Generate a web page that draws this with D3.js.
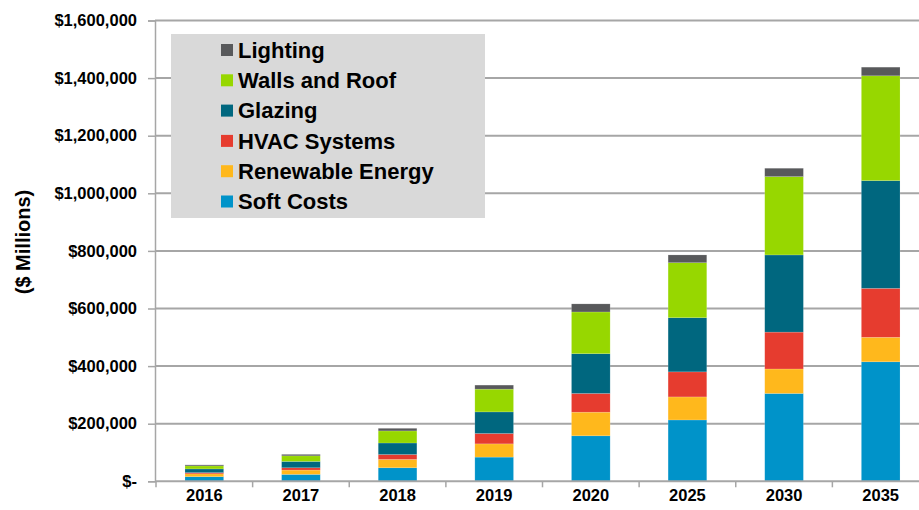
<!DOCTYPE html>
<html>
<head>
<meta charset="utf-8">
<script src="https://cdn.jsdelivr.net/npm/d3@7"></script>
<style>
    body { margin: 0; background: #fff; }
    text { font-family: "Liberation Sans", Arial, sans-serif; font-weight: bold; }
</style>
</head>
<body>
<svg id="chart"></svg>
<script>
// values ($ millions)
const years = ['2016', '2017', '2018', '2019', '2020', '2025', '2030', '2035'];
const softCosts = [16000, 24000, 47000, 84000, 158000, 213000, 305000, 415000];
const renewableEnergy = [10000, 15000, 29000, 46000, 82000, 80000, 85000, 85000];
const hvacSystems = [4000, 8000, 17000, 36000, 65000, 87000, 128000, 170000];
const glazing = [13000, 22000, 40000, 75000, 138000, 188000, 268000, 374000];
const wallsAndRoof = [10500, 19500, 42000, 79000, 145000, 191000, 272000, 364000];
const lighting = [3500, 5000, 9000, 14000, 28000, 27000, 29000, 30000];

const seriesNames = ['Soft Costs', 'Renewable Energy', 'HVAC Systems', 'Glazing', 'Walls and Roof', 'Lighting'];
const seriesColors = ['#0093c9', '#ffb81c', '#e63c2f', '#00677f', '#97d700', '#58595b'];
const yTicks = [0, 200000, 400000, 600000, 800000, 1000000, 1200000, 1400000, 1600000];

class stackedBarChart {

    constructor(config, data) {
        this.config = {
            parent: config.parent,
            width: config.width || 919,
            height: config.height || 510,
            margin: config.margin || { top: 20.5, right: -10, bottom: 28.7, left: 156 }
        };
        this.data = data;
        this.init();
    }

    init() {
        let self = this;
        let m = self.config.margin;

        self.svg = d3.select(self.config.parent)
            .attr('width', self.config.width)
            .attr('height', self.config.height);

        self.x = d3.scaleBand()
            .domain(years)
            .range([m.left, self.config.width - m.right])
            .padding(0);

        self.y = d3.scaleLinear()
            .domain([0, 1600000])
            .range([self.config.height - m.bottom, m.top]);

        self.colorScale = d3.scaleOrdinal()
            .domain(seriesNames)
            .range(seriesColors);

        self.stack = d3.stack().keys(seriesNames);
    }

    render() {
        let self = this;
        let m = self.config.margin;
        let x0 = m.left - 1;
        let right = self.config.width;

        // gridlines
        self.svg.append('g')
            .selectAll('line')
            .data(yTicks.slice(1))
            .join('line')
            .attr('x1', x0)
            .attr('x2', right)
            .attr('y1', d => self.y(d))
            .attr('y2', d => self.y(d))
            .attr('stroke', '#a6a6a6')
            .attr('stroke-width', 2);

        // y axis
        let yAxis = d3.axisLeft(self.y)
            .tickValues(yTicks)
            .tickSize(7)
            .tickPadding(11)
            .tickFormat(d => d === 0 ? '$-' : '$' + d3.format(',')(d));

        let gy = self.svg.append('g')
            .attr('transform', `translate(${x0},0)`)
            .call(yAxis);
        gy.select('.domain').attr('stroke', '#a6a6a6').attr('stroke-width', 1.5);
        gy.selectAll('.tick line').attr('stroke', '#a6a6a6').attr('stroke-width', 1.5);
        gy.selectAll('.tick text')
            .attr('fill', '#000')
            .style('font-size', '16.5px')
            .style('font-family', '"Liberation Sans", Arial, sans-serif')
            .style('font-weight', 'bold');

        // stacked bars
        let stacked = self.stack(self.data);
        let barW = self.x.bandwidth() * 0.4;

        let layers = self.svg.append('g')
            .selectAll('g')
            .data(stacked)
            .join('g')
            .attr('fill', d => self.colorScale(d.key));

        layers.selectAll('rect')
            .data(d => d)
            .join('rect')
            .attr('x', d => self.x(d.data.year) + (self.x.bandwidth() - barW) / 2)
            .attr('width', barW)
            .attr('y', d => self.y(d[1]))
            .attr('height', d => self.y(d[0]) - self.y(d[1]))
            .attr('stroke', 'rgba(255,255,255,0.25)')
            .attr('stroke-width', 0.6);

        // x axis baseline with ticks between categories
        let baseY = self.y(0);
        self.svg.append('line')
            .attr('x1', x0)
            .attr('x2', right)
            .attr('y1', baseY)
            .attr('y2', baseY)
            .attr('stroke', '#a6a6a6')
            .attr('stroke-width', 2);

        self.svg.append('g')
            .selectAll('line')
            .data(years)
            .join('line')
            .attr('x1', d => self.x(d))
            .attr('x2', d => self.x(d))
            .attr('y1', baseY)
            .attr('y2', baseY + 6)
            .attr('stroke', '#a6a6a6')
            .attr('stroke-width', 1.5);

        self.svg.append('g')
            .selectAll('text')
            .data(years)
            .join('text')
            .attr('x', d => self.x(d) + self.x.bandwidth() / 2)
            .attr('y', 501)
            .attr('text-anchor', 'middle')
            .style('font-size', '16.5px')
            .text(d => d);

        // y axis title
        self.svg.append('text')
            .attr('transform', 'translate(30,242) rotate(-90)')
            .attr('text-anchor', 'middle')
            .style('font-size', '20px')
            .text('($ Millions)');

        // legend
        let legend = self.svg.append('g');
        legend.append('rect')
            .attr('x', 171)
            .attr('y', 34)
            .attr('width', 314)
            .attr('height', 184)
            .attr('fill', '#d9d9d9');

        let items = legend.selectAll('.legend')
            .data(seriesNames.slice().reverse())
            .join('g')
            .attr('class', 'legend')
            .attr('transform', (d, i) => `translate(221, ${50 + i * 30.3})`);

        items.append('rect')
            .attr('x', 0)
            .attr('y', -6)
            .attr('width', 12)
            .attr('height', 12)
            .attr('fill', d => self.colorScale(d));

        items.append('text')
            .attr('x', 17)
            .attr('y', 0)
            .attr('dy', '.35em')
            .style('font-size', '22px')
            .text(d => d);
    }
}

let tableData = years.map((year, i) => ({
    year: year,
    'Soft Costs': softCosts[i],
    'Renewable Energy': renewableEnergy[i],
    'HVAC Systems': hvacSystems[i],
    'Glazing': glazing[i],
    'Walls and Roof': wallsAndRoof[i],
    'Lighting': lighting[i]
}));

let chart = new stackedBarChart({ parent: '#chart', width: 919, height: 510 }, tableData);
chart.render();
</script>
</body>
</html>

◆ **Required work**:
Return to the listing above and set it down exactly, leaving out its pictures.

◆ **Solution to this problem**:
Generate a web page that draws this with D3.js.
<!DOCTYPE html>
<html>
<head>
<meta charset="utf-8">
<script src="https://cdn.jsdelivr.net/npm/d3@7"></script>
<style>
    body { margin: 0; background: #fff; }
    text { font-family: "Liberation Sans", Arial, sans-serif; font-weight: bold; }
</style>
</head>
<body>
<svg id="chart"></svg>
<script>
// values ($ millions)
const years = ['2016', '2017', '2018', '2019', '2020', '2025', '2030', '2035'];
const softCosts = [16000, 24000, 47000, 84000, 158000, 213000, 305000, 415000];
const renewableEnergy = [10000, 15000, 29000, 46000, 82000, 80000, 85000, 85000];
const hvacSystems = [4000, 8000, 17000, 36000, 65000, 87000, 128000, 170000];
const glazing = [13000, 22000, 40000, 75000, 138000, 188000, 268000, 374000];
const wallsAndRoof = [10500, 19500, 42000, 79000, 145000, 191000, 272000, 364000];
const lighting = [3500, 5000, 9000, 14000, 28000, 27000, 29000, 30000];

const seriesNames = ['Soft Costs', 'Renewable Energy', 'HVAC Systems', 'Glazing', 'Walls and Roof', 'Lighting'];
const seriesColors = ['#0093c9', '#ffb81c', '#e63c2f', '#00677f', '#97d700', '#58595b'];
const yTicks = [0, 200000, 400000, 600000, 800000, 1000000, 1200000, 1400000, 1600000];

class stackedBarChart {

    constructor(config, data) {
        this.config = {
            parent: config.parent,
            width: config.width || 919,
            height: config.height || 510,
            margin: config.margin || { top: 20.5, right: -10, bottom: 28.7, left: 156 }
        };
        this.data = data;
        this.init();
    }

    init() {
        let self = this;
        let m = self.config.margin;

        self.svg = d3.select(self.config.parent)
            .attr('width', self.config.width)
            .attr('height', self.config.height);

        self.x = d3.scaleBand()
            .domain(years)
            .range([m.left, self.config.width - m.right])
            .padding(0);

        self.y = d3.scaleLinear()
            .domain([0, 1600000])
            .range([self.config.height - m.bottom, m.top]);

        self.colorScale = d3.scaleOrdinal()
            .domain(seriesNames)
            .range(seriesColors);

        self.stack = d3.stack().keys(seriesNames);
    }

    render() {
        let self = this;
        let m = self.config.margin;
        let x0 = m.left - 1;
        let right = self.config.width;

        // gridlines
        self.svg.append('g')
            .selectAll('line')
            .data(yTicks.slice(1))
            .join('line')
            .attr('x1', x0)
            .attr('x2', right)
            .attr('y1', d => self.y(d))
            .attr('y2', d => self.y(d))
            .attr('stroke', '#a6a6a6')
            .attr('stroke-width', 2);

        // y axis
        let yAxis = d3.axisLeft(self.y)
            .tickValues(yTicks)
            .tickSize(7)
            .tickPadding(11)
            .tickFormat(d => d === 0 ? '$-' : '$' + d3.format(',')(d));

        let gy = self.svg.append('g')
            .attr('transform', `translate(${x0},0)`)
            .call(yAxis);
        gy.select('.domain').attr('stroke', '#a6a6a6').attr('stroke-width', 1.5);
        gy.selectAll('.tick line').attr('stroke', '#a6a6a6').attr('stroke-width', 1.5);
        gy.selectAll('.tick text')
            .attr('fill', '#000')
            .style('font-size', '16.5px')
            .style('font-family', '"Liberation Sans", Arial, sans-serif')
            .style('font-weight', 'bold');

        // stacked bars
        let stacked = self.stack(self.data);
        let barW = self.x.bandwidth() * 0.4;

        let layers = self.svg.append('g')
            .selectAll('g')
            .data(stacked)
            .join('g')
            .attr('fill', d => self.colorScale(d.key));

        layers.selectAll('rect')
            .data(d => d)
            .join('rect')
            .attr('x', d => self.x(d.data.year) + (self.x.bandwidth() - barW) / 2)
            .attr('width', barW)
            .attr('y', d => self.y(d[1]))
            .attr('height', d => self.y(d[0]) - self.y(d[1]))
            .attr('stroke', 'rgba(255,255,255,0.25)')
            .attr('stroke-width', 0.6);

        // x axis baseline with ticks between categories
        let baseY = self.y(0);
        self.svg.append('line')
            .attr('x1', x0)
            .attr('x2', right)
            .attr('y1', baseY)
            .attr('y2', baseY)
            .attr('stroke', '#a6a6a6')
            .attr('stroke-width', 2);

        self.svg.append('g')
            .selectAll('line')
            .data(years)
            .join('line')
            .attr('x1', d => self.x(d))
            .attr('x2', d => self.x(d))
            .attr('y1', baseY)
            .attr('y2', baseY + 6)
            .attr('stroke', '#a6a6a6')
            .attr('stroke-width', 1.5);

        self.svg.append('g')
            .selectAll('text')
            .data(years)
            .join('text')
            .attr('x', d => self.x(d) + self.x.bandwidth() / 2)
            .attr('y', 501)
            .attr('text-anchor', 'middle')
            .style('font-size', '16.5px')
            .text(d => d);

        // y axis title
        self.svg.append('text')
            .attr('transform', 'translate(30,242) rotate(-90)')
            .attr('text-anchor', 'middle')
            .style('font-size', '20px')
            .text('($ Millions)');

        // legend
        let legend = self.svg.append('g');
        legend.append('rect')
            .attr('x', 171)
            .attr('y', 34)
            .attr('width', 314)
            .attr('height', 184)
            .attr('fill', '#d9d9d9');

        let items = legend.selectAll('.legend')
            .data(seriesNames.slice().reverse())
            .join('g')
            .attr('class', 'legend')
            .attr('transform', (d, i) => `translate(221, ${50 + i * 30.3})`);

        items.append('rect')
            .attr('x', 0)
            .attr('y', -6)
            .attr('width', 12)
            .attr('height', 12)
            .attr('fill', d => self.colorScale(d));

        items.append('text')
            .attr('x', 17)
            .attr('y', 0)
            .attr('dy', '.35em')
            .style('font-size', '22px')
            .text(d => d);
    }
}

let tableData = years.map((year, i) => ({
    year: year,
    'Soft Costs': softCosts[i],
    'Renewable Energy': renewableEnergy[i],
    'HVAC Systems': hvacSystems[i],
    'Glazing': glazing[i],
    'Walls and Roof': wallsAndRoof[i],
    'Lighting': lighting[i]
}));

let chart = new stackedBarChart({ parent: '#chart', width: 919, height: 510 }, tableData);
chart.render();
</script>
</body>
</html>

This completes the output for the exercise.